We each are not free. Not entirely. All around us there are the laws of gravity, of nature, of others, and then too, even of our own individual making. We can find ourselves cauterized, curtailed, and cut off from further perceptions by the very fences we refuse to, or simply cannot, overcome. As Tevye, in ‘Fiddler On The Roof,’ put it: “If I bend that far, I will break!”
Paradigm shifts can be both individual, and collective. A group of us, like the One Hundred Monkey Syndrome, may feel some instinctual and collective sympatico, somewhat simultaneously, and begin a cultural shift of adherence to a new habituation, often by disavowal of a previously held perception. Such is the very course of history. We are creatures of habit. We acquire acculturations from our parents, our immediate others, and then from the group at large. We generally can easily identify Nationalities by such idiosyncrasies. Accents alone are not the only give-away. As such, “A Scots, an Italian, and a Russian…” quite easily conjures up a joke.
But being burdened and beleaguered by others, or worse, by the self, is not funny. One needs to feel ‘worthy’, no matter one’s age. We can spend much time in pain while shuffling off the mortal coil of shame and insecurity. As the sages have urged, “Why hide your light?” Comparisons to others, always, will only show that there are differences. We each need allow for our own story, our own right of existence.
Graduating from the collective identity of High School, we all burst away, like dropped marbles, from the collection bag. Some of us stay close, but many scatter far afield. And decades later, ten, forty, and even fifty years on, gathering us together for a Reunion, or even a full collective of the participants in one’s past, is tantamount to recalling the memories and all the people you too have known in your own history.
But staying burdened and beleaguered becomes quite a bit a matter of choice. We are people, each of us, who journey. And a journey, by definition, denotes movement, and is not a product, except for point by point. So too for enlightenment. So too for Integration. Despite Tevye’s pronouncement, he capitulates, overcomes, grows larger, more inclusive, and changes his world paradigm. So too, may we.

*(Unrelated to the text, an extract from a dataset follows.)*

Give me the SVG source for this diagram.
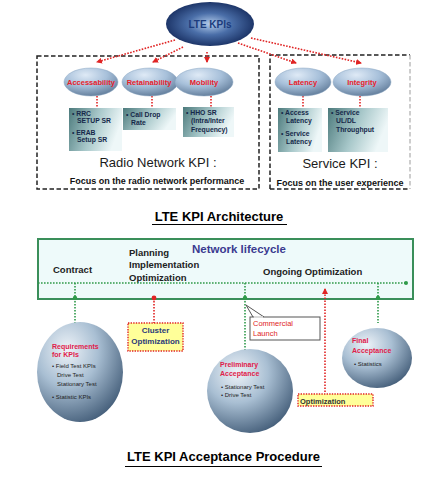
<svg xmlns="http://www.w3.org/2000/svg" width="448" height="482" viewBox="0 0 448 482">
<style>
.t{font-family:"Liberation Sans",Arial,sans-serif}
.b{font-weight:bold}
.red{stroke:#e02424;stroke-width:1.6;stroke-dasharray:1.6 1.4;fill:none}
.grn{stroke:#2f9a4a;stroke-width:1.6;stroke-dasharray:1.6 1.4;fill:none}
.dash{stroke:#222;stroke-width:1.5;stroke-dasharray:4.5 2.5;fill:none}
.el{fill:url(#gEl);stroke:#8aa6c2;stroke-width:0.5}
.elt{font-family:"Liberation Sans",Arial,sans-serif;font-weight:bold;font-size:7.5px;fill:#e8202a;text-anchor:middle}
.box{fill:url(#gBox)}
.bt{font-family:"Liberation Sans",Arial,sans-serif;font-weight:bold;font-size:6.8px;fill:#16294a}
.sph{fill:url(#gSph)}
.st{font-family:"Liberation Sans",Arial,sans-serif;font-weight:bold;font-size:7px;fill:#e0204a}
.sb{font-family:"Liberation Sans",Arial,sans-serif;font-size:6px;fill:#222}
.ybox{fill:#ffff99;stroke:#e02424;stroke-width:1.4;stroke-dasharray:1.4 1.2}
</style>
<defs>
<radialGradient id="gTop" cx="0.5" cy="0.5" r="0.55">
<stop offset="0" stop-color="#b4cdec"/>
<stop offset="0.45" stop-color="#4a6ea8"/>
<stop offset="1" stop-color="#142a5c"/>
</radialGradient>
<radialGradient id="gEl" cx="0.4" cy="0.25" r="0.8">
<stop offset="0" stop-color="#dfeaf6"/>
<stop offset="0.5" stop-color="#a7c0da"/>
<stop offset="1" stop-color="#5d7896"/>
</radialGradient>
<linearGradient id="gBox" x1="0" y1="0" x2="1" y2="0.3">
<stop offset="0" stop-color="#4c7a7c"/>
<stop offset="0.55" stop-color="#a8c8ca"/>
<stop offset="1" stop-color="#eef7f8"/>
</linearGradient>
<radialGradient id="gSph" cx="0.35" cy="0.28" r="0.8">
<stop offset="0" stop-color="#eef3f8"/>
<stop offset="0.45" stop-color="#a9bfd3"/>
<stop offset="1" stop-color="#3e5874"/>
</radialGradient>
<marker id="ah" markerWidth="6" markerHeight="6" refX="5" refY="3" orient="auto" markerUnits="userSpaceOnUse">
<path d="M0,0 L6,3 L0,6 z" fill="#e02424"/>
</marker>
</defs>

<!-- frames -->
<g id="radio-frame">
<rect x="37" y="56" width="222" height="133" class="dash"/>
</g>
<g id="service-frame">
<path d="M270,189 L270,55 L410,55" class="dash"/>
<path d="M270,189 L410,189" class="dash"/>
<path d="M410,55 L410,189" class="dash" style="stroke:#bdbdbd"/>
</g>

<g id="connectors">
<path d="M175,40 L97,62" class="red" marker-end="url(#ah)"/>
<path d="M183,47 L153,62" class="red" marker-end="url(#ah)"/>
<path d="M207,52 L207,62" class="red" marker-end="url(#ah)"/>
<path d="M238,43 L296,63" class="red" marker-end="url(#ah)"/>
<path d="M251,38 L361,63" class="red" marker-end="url(#ah)"/>
<path d="M97,96 L97,107" class="red"/>
<path d="M152,96 L152,107" class="red"/>
<path d="M211,96 L211,107" class="red"/>
<path d="M303,96 L303,108" class="red"/>
<path d="M360,96 L360,108" class="red"/>
</g>

<g id="lte-kpis">
<ellipse cx="210" cy="24" rx="44" ry="22" fill="url(#gTop)"/>
<text x="210" y="28" class="t b" font-size="10" fill="#1c3c7c" text-anchor="middle">LTE KPIs</text>
</g>

<g id="accessability">
<ellipse cx="91" cy="82" rx="27" ry="14" class="el"/>
<text x="91" y="85" class="elt">Accessability</text>
</g>
<g id="retainability">
<ellipse cx="150" cy="82" rx="28" ry="14" class="el"/>
<text x="149" y="85" class="elt">Retainability</text>
</g>
<g id="mobility">
<ellipse cx="204" cy="82" rx="29" ry="14" class="el"/>
<text x="204" y="85" class="elt">Mobility</text>
</g>
<g id="latency">
<ellipse cx="303" cy="82" rx="28" ry="14" class="el"/>
<text x="303" y="85" class="elt">Latency</text>
</g>
<g id="integrity">
<ellipse cx="362" cy="82" rx="29" ry="14" class="el"/>
<text x="362" y="85" class="elt">Integrity</text>
</g>

<g id="box-accessability">
<rect x="69" y="108" width="53" height="43" class="box"/>
<text class="bt"><tspan x="72" y="116">• RRC</tspan><tspan x="77" y="123">SETUP SR</tspan><tspan x="72" y="135">• ERAB</tspan><tspan x="77" y="142">Setup SR</tspan></text>
</g>
<g id="box-retainability">
<rect x="123" y="108" width="53" height="22" class="box"/>
<text class="bt"><tspan x="126" y="117">• Call Drop</tspan><tspan x="131" y="125">Rate</tspan></text>
</g>
<g id="box-mobility">
<rect x="183" y="107" width="51" height="30" class="box"/>
<text class="bt"><tspan x="186" y="115">• HHO SR</tspan><tspan x="191" y="123">(Intra/Inter</tspan><tspan x="191" y="132">Frequency)</tspan></text>
</g>
<g id="box-latency">
<rect x="278" y="108" width="44" height="44" class="box"/>
<text class="bt"><tspan x="281" y="115">• Access</tspan><tspan x="286" y="123">Latency</tspan><tspan x="281" y="136">• Service</tspan><tspan x="286" y="144">Latency</tspan></text>
</g>
<g id="box-integrity">
<rect x="328" y="108" width="60" height="44" class="box"/>
<text class="bt"><tspan x="331" y="115">• Service</tspan><tspan x="336" y="123">UL/DL</tspan><tspan x="336" y="132">Throughput</tspan></text>
</g>

<g id="radio-labels">
<text x="158" y="167" class="t" font-size="13" fill="#1a1a1a" text-anchor="middle">Radio Network KPI :</text>
<text x="157" y="184" class="t b" font-size="9" fill="#111" text-anchor="middle">Focus on the radio network performance</text>
</g>
<g id="service-labels">
<text x="340" y="168" class="t" font-size="13" fill="#1a1a1a" text-anchor="middle">Service KPI :</text>
<text x="340" y="186" class="t b" font-size="9" fill="#111" text-anchor="middle">Focus on the user experience</text>
</g>

<g id="title-architecture">
<text x="219" y="221" class="t b" font-size="13" fill="#000" text-anchor="middle">LTE KPI Architecture</text>
<line x1="152" y1="224.5" x2="287" y2="224.5" stroke="#000" stroke-width="1"/>
</g>

<!-- lifecycle band -->
<g id="network-lifecycle">
<rect x="38" y="239" width="375" height="60" fill="#eefafa" stroke="#3a8f5a" stroke-width="2"/>
<text x="192" y="253" class="t b" font-size="11.5" fill="#3b3b90">Network lifecycle</text>
<text x="53" y="273" class="t b" font-size="9.5" fill="#222">Contract</text>
<text class="t b" font-size="9.5" fill="#222"><tspan x="129" y="256">Planning</tspan><tspan x="129" y="268">Implementation</tspan><tspan x="129" y="281">Optimization</tspan></text>
<text x="263" y="275" class="t b" font-size="9.5" fill="#222">Ongoing  Optimization</text>
</g>

<g id="lifecycle-connectors">
<path d="M38,283 L406,283" class="grn"/>
<circle cx="406" cy="283" r="2" fill="#2f9a4a"/>
<path d="M75,283 L75,323" class="grn"/>
<path d="M245,283 L245,350" class="grn"/>
<path d="M378,283 L378,323" class="grn"/>
<circle cx="75" cy="298" r="2.2" fill="#2f9a4a"/>
<circle cx="245" cy="298" r="2.2" fill="#2f9a4a"/>
<circle cx="378" cy="298" r="2.2" fill="#2f9a4a"/>
<path d="M154,298 L154,323" class="red"/>
<circle cx="154" cy="298" r="2.4" fill="#e02424"/>
<path d="M325,392 L325,289" class="red" marker-end="url(#ah)"/>
</g>

<g id="cluster-optimization">
<rect x="128" y="323" width="55" height="28" class="ybox"/>
<text class="t b" font-size="8" fill="#2a3a7a" text-anchor="middle"><tspan x="155.5" y="333">Cluster</tspan><tspan x="155.5" y="344">Optimization</tspan></text>
</g>

<g id="commercial-launch">
<path d="M253,317 L246,305 L264,317" fill="#fff" stroke="#555" stroke-width="1"/>
<rect x="250" y="317" width="70" height="23" fill="#fff" stroke="#555" stroke-width="1"/>
<line x1="254" y1="317" x2="263" y2="317" stroke="#fff" stroke-width="1.2"/>
<text class="t" font-size="7.5" fill="#e02424"><tspan x="253" y="326">Commercial</tspan><tspan x="253" y="336">Launch</tspan></text>
</g>

<g id="requirements">
<ellipse cx="80" cy="372" rx="43" ry="50" class="sph"/>
<text class="st"><tspan x="52" y="349">Requirements</tspan><tspan x="52" y="357">for KPIs</tspan></text>
<text class="sb"><tspan x="52" y="368">• Field Test KPIs</tspan><tspan x="57" y="377">Drive Test</tspan><tspan x="57" y="386">Stationary Test</tspan><tspan x="52" y="399">• Statistic KPIs</tspan></text>
</g>

<g id="preliminary-acceptance">
<ellipse cx="250" cy="391" rx="43" ry="42" class="sph"/>
<text class="st"><tspan x="220" y="367">Preliminary</tspan><tspan x="220" y="376">Acceptance</tspan></text>
<text class="sb"><tspan x="221" y="389">• Stationary Test</tspan><tspan x="221" y="397">• Drive Test</tspan></text>
</g>

<g id="optimization">
<rect x="298" y="394" width="75" height="12" class="ybox"/>
<text x="300" y="403.5" class="t b" font-size="7.5" fill="#333">Optimization</text>
</g>

<g id="final-acceptance">
<ellipse cx="377" cy="358" rx="35" ry="30" class="sph"/>
<text class="st"><tspan x="352" y="343">Final</tspan><tspan x="352" y="353">Acceptance</tspan></text>
<text class="sb"><tspan x="354" y="366">• Statistics</tspan></text>
</g>

<g id="title-acceptance">
<text x="223.5" y="461" class="t b" font-size="13" fill="#000" text-anchor="middle">LTE KPI Acceptance Procedure</text>
<line x1="125" y1="466.5" x2="322" y2="466.5" stroke="#000" stroke-width="1"/>
</g>
</svg>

Within the programming of our childhood, and especially our adulthood, we are free ‘to think’. And thinking about our thinking gives us, if not license to change, at least the inner reserves of endurance and fortitude and resilience to wait things out, until, like metamorphosis itself, we can change from the cocoon that enwraps us, or the cage of acculturation that is imposed by others, or the traditions of the elders, for which we have no present reality. To be ‘truly’ individual there is so much more to be attained than simply eschewing one’s past; one needs to include it, assimilate it, understand it, and absorb it into one’s being, and be larger than its entrapment, however sordid, disdainful, horrid, or enslaving it might have been. One needs to be able to breathe in the NOW. We each reflect on the past, in the natural way of being a human being, but the pains of it may become but steppingstones, chapters, in the very story that is making up one’s own biography. And the greater the personal freedom, the greater one’s responsibility to others.
Psychologists do much to unburden us. Digging out the inner child, and attending to its unfulfilled needs, can be a pathway to much enlightenment. So too for those of us who write a Memoir, or those of us called upon to reflect upon the past, and to give our story a meaning, a significance, and a relevance for others yet to come. Bitterness can accompany past brutality. Pain can prevent present recall. Insecurity, shame, and worthiness are watchwords, for each of us, that so easily trip one up in the progress of maturation.
And now to be called upon to participate in a collective endeavour, such as the gathering of the marbles for a 50th Reunion, or other, and to be asked to tell one’s story, can prove a tremendous challenge, indeed. How to make the passage of one’s life be an inspiration to others? Or is one, sadly, not yet, readily ‘free’?